[EXERCISE INSTRUCTIONS]:
All the data below goes into the copy word for word, but the pictures don't.

+++ DATASET CONTENT +++

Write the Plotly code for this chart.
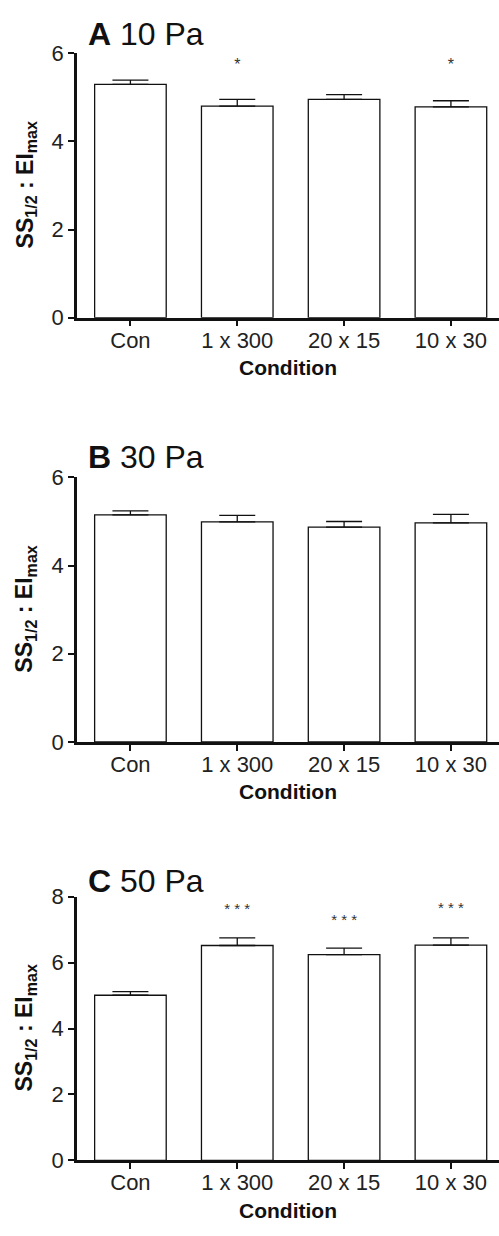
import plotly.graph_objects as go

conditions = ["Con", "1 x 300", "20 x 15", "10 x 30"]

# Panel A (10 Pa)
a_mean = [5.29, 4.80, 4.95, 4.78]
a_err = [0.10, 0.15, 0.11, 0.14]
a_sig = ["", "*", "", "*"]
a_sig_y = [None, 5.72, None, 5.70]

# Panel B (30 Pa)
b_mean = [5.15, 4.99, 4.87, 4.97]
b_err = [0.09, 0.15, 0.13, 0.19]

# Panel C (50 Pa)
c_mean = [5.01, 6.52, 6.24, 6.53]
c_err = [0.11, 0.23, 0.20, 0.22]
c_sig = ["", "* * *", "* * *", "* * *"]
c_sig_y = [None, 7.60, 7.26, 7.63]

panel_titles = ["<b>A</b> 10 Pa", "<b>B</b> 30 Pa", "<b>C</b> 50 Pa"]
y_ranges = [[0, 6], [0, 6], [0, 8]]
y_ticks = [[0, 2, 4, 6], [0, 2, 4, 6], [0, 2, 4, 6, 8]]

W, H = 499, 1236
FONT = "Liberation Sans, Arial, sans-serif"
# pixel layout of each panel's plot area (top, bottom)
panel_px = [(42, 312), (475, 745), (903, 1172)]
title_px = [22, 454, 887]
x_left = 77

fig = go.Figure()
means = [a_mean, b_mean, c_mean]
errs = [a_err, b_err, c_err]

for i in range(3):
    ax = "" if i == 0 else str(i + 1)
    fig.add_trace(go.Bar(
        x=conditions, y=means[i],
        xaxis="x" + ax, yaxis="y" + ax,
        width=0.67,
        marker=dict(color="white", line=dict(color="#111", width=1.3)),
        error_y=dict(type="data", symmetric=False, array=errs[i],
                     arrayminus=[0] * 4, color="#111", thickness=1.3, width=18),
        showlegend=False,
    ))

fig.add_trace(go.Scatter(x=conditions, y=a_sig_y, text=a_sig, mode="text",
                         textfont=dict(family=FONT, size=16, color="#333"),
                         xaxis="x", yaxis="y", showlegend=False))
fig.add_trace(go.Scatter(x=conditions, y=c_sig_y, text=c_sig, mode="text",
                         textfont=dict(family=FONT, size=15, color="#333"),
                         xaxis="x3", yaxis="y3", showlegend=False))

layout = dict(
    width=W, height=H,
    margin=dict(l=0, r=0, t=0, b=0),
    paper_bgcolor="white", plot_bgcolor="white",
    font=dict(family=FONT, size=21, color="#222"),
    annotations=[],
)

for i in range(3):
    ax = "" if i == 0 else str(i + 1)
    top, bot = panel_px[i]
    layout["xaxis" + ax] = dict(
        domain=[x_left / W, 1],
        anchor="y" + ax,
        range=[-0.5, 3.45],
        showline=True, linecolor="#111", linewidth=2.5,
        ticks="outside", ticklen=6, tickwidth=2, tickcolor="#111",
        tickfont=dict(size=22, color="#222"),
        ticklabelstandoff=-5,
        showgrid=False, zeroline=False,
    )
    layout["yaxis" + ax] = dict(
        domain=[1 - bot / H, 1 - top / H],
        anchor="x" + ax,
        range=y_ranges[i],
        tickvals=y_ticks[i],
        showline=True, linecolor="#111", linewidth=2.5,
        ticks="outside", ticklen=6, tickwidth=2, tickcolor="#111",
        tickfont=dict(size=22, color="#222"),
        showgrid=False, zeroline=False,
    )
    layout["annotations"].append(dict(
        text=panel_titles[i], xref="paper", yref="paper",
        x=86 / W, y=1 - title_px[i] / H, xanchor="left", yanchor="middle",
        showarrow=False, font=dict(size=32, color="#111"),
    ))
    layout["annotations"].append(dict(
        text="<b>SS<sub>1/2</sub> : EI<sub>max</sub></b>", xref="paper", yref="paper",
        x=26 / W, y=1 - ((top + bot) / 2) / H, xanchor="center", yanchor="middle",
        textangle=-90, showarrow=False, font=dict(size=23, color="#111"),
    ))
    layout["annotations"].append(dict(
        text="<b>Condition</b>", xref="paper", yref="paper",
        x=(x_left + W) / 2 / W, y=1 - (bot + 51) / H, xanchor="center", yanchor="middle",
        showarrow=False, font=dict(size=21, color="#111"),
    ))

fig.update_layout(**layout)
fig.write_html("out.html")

+++

[THE OUTPUT]:
Write the Plotly code for this chart.
import plotly.graph_objects as go

conditions = ["Con", "1 x 300", "20 x 15", "10 x 30"]

# Panel A (10 Pa)
a_mean = [5.29, 4.80, 4.95, 4.78]
a_err = [0.10, 0.15, 0.11, 0.14]
a_sig = ["", "*", "", "*"]
a_sig_y = [None, 5.72, None, 5.70]

# Panel B (30 Pa)
b_mean = [5.15, 4.99, 4.87, 4.97]
b_err = [0.09, 0.15, 0.13, 0.19]

# Panel C (50 Pa)
c_mean = [5.01, 6.52, 6.24, 6.53]
c_err = [0.11, 0.23, 0.20, 0.22]
c_sig = ["", "* * *", "* * *", "* * *"]
c_sig_y = [None, 7.60, 7.26, 7.63]

panel_titles = ["<b>A</b> 10 Pa", "<b>B</b> 30 Pa", "<b>C</b> 50 Pa"]
y_ranges = [[0, 6], [0, 6], [0, 8]]
y_ticks = [[0, 2, 4, 6], [0, 2, 4, 6], [0, 2, 4, 6, 8]]

W, H = 499, 1236
FONT = "Liberation Sans, Arial, sans-serif"
# pixel layout of each panel's plot area (top, bottom)
panel_px = [(42, 312), (475, 745), (903, 1172)]
title_px = [22, 454, 887]
x_left = 77

fig = go.Figure()
means = [a_mean, b_mean, c_mean]
errs = [a_err, b_err, c_err]

for i in range(3):
    ax = "" if i == 0 else str(i + 1)
    fig.add_trace(go.Bar(
        x=conditions, y=means[i],
        xaxis="x" + ax, yaxis="y" + ax,
        width=0.67,
        marker=dict(color="white", line=dict(color="#111", width=1.3)),
        error_y=dict(type="data", symmetric=False, array=errs[i],
                     arrayminus=[0] * 4, color="#111", thickness=1.3, width=18),
        showlegend=False,
    ))

fig.add_trace(go.Scatter(x=conditions, y=a_sig_y, text=a_sig, mode="text",
                         textfont=dict(family=FONT, size=16, color="#333"),
                         xaxis="x", yaxis="y", showlegend=False))
fig.add_trace(go.Scatter(x=conditions, y=c_sig_y, text=c_sig, mode="text",
                         textfont=dict(family=FONT, size=15, color="#333"),
                         xaxis="x3", yaxis="y3", showlegend=False))

layout = dict(
    width=W, height=H,
    margin=dict(l=0, r=0, t=0, b=0),
    paper_bgcolor="white", plot_bgcolor="white",
    font=dict(family=FONT, size=21, color="#222"),
    annotations=[],
)

for i in range(3):
    ax = "" if i == 0 else str(i + 1)
    top, bot = panel_px[i]
    layout["xaxis" + ax] = dict(
        domain=[x_left / W, 1],
        anchor="y" + ax,
        range=[-0.5, 3.45],
        showline=True, linecolor="#111", linewidth=2.5,
        ticks="outside", ticklen=6, tickwidth=2, tickcolor="#111",
        tickfont=dict(size=22, color="#222"),
        ticklabelstandoff=-5,
        showgrid=False, zeroline=False,
    )
    layout["yaxis" + ax] = dict(
        domain=[1 - bot / H, 1 - top / H],
        anchor="x" + ax,
        range=y_ranges[i],
        tickvals=y_ticks[i],
        showline=True, linecolor="#111", linewidth=2.5,
        ticks="outside", ticklen=6, tickwidth=2, tickcolor="#111",
        tickfont=dict(size=22, color="#222"),
        showgrid=False, zeroline=False,
    )
    layout["annotations"].append(dict(
        text=panel_titles[i], xref="paper", yref="paper",
        x=86 / W, y=1 - title_px[i] / H, xanchor="left", yanchor="middle",
        showarrow=False, font=dict(size=32, color="#111"),
    ))
    layout["annotations"].append(dict(
        text="<b>SS<sub>1/2</sub> : EI<sub>max</sub></b>", xref="paper", yref="paper",
        x=26 / W, y=1 - ((top + bot) / 2) / H, xanchor="center", yanchor="middle",
        textangle=-90, showarrow=False, font=dict(size=23, color="#111"),
    ))
    layout["annotations"].append(dict(
        text="<b>Condition</b>", xref="paper", yref="paper",
        x=(x_left + W) / 2 / W, y=1 - (bot + 51) / H, xanchor="center", yanchor="middle",
        showarrow=False, font=dict(size=21, color="#111"),
    ))

fig.update_layout(**layout)
fig.write_html("out.html")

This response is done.